Shitstorm za 3...2...1...
Słyszałeś o wyjątkach, potwierdzających regułę? Też z zasady nie lubię polskich filmów młodszych niż sprzed ~35 lat.
Przecież to prowokator, nie ma co odpisywać. Równie dobrze mógł napisać, że nie lubi brukselki więc nie ogląda JCVD.
Tak już mam, że odpowiadam również na prowokacje. Co mi tam, w końcu to nie forum filozoficzne... Zresztą, na rozsądne dyskusje przy takich "gorących" filmach nie ma co liczyć.

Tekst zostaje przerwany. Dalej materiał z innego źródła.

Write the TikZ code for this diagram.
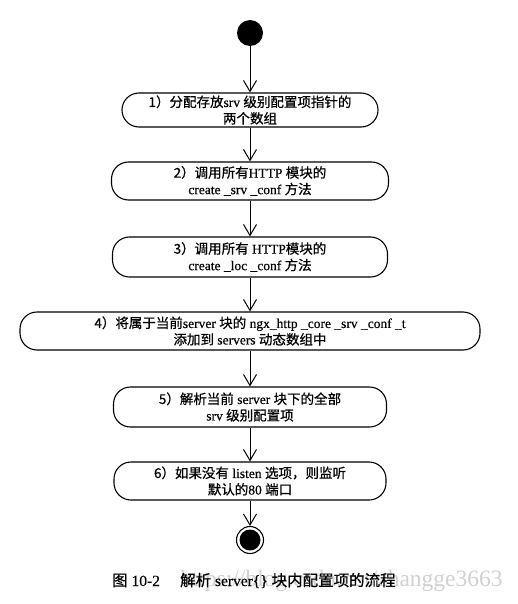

Yep, to była prowokacja ;) Nie mniej jednak zakładam, że Ida jest do bani. Czemu Polskie filmy muszą być na siłę ambitne i poważne, albo przesadzać w drugą stronę i być kompletnie debilne? Czemu nie potrafimy częściej robić dobrych thrillerów, sensacji itp? Musimy napier*alać dramaty, obyczajówki i romanse? Jesteście miłośnikami polskiego kina, wytłumaczcie mi to proszę :)
To proste: jedni lubią schaboszczaki a inni albo fastfoody albo kawior; jedni lubią dobre piosenki a inni albo discopolo albo Mozarta.
Kino to nie tylko rozrywka (której faktycznie nie potrafimy robić na dobrym poziomie), ale również sztuka (która także nie bardzo nam przez ostatnie ~30 lat wychodziła). Czasem jednak coś się udaje. Akurat "Ida" to dobry, doceniony na świecie, film artystyczny.
Po co Polacy mają kręcić "dobre thrillery, sensacje, itp.", skoro Hollywood robi to od lat profesjonalnie i "na kopy", taśmowo? Może kiedyś wrócą czasy, kiedy "polska szkoła filmowa" robiła furorę na świecie...
Zastrzegam: nie mam nic przeciwko schabowym, dobrym piosenkom i filmom rozrywkowym, natomiast pogardzam fastfoodami, discopolo i filmami/serialami typu "Kac Wawa" czy "Młodopolscy" (czy jak im tam...) - przedkładając nad to jednak kawior, muzykę poważną czy jazz oraz "ambitne i poważne" kino artystyczne.